Искать поддержку двора в этом вопросе было бессмысленно. Действовать надо было только самому. Кстати, начиная с 1907 года и до смерти премьера в России не было зафиксировано ни одного еврейского погрома.
С одной стороны, именно при Столыпине 16 сентября 1908 года был утвержден закон «Об установлении процентных норм для приема в учебные заведения лиц иудейского исповедания» для вузов, а 22 августа 1909 года – закон «Об условиях приема евреев в средние учебные заведения», установивший нормы 15 % для черты оседлости, 5 % для столиц и 10 % для прочих местностей. Что вполне объясняется столыпинской политикой «национальных приоритетов». С другой, именно благодаря Столыпину, который приказал провести самое тщательное расследование позорного «дела Менахема Бейлиса» (якобы ритуальное убийство евреями 12-летнего ученика подготовительного класса Киево-Софийского духовного училища Андрея Ющинского 12 марта 1911 года), вызвавшего всплеск антисемитизма в стране, провокация была подавлена в самом зародыше.
Война и мир
«Дайте мне двадцать лет покоя», – умолял реформатор. Однако покой нам только снится. В Европе уже пахнет грозой. Дредноуты на стапелях, кавалерия в седле, штыки примкнуты. Германия, вынужденная уступить Франции на первом этапе борьбы за преобладание в Марокко, выиграла на противоположном фланге в Малой Азии и начала строить Багдадскую железную дорогу. Россия разграничила сферу влияния на Среднем Востоке с Англией, отказавшись (на тот момент) от экспансии в Афганистан и поделив Иран (север – русским, юг – британцам, центр – самим персам). Военные марши гремели в Италии, Румынии, Бельгии – странах, далеких от мировых свалок и колониальных дележей.

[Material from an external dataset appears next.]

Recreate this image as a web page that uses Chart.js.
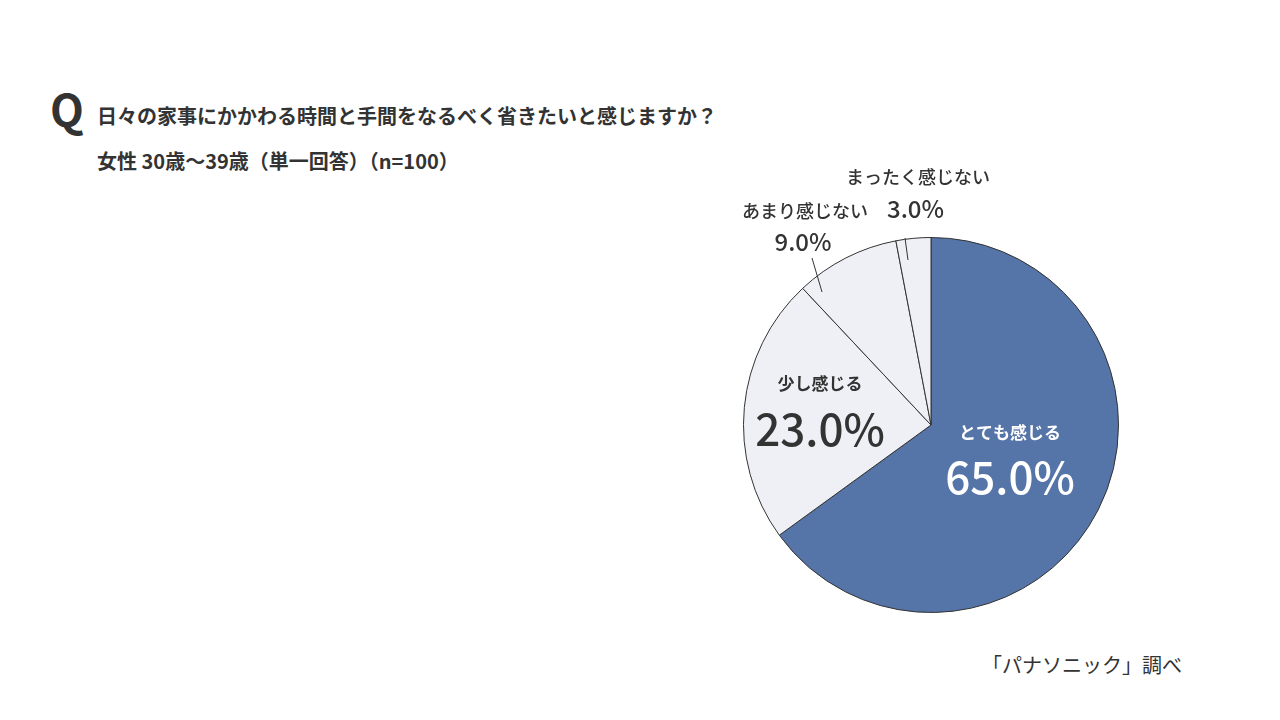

Четко просматривались будущие коалиции – уже сформированная к 1907 году Антанта (Россия, Франция, Англия) и Четвертной союз (Германия, Австро-Венгрия, Турция и позже примкнувшая к ним Болгария). Старые счеты друг к другу были практически у всех.
Балканы день ото дня набухали войной и грозили добить разлагающуюся на глазах Османскую империю за все шестисотлетние обиды. Недаром еще Бисмарк считал Балканы «пороховым погребом Европы» и фокусом всех мыслимых политических осложнений. Там оставалось место для большой дележки. Турецкий полутруп предстояло растащить по закромам, пока не прибрали к рукам другие жаждущие «осчастливить» балканских славян.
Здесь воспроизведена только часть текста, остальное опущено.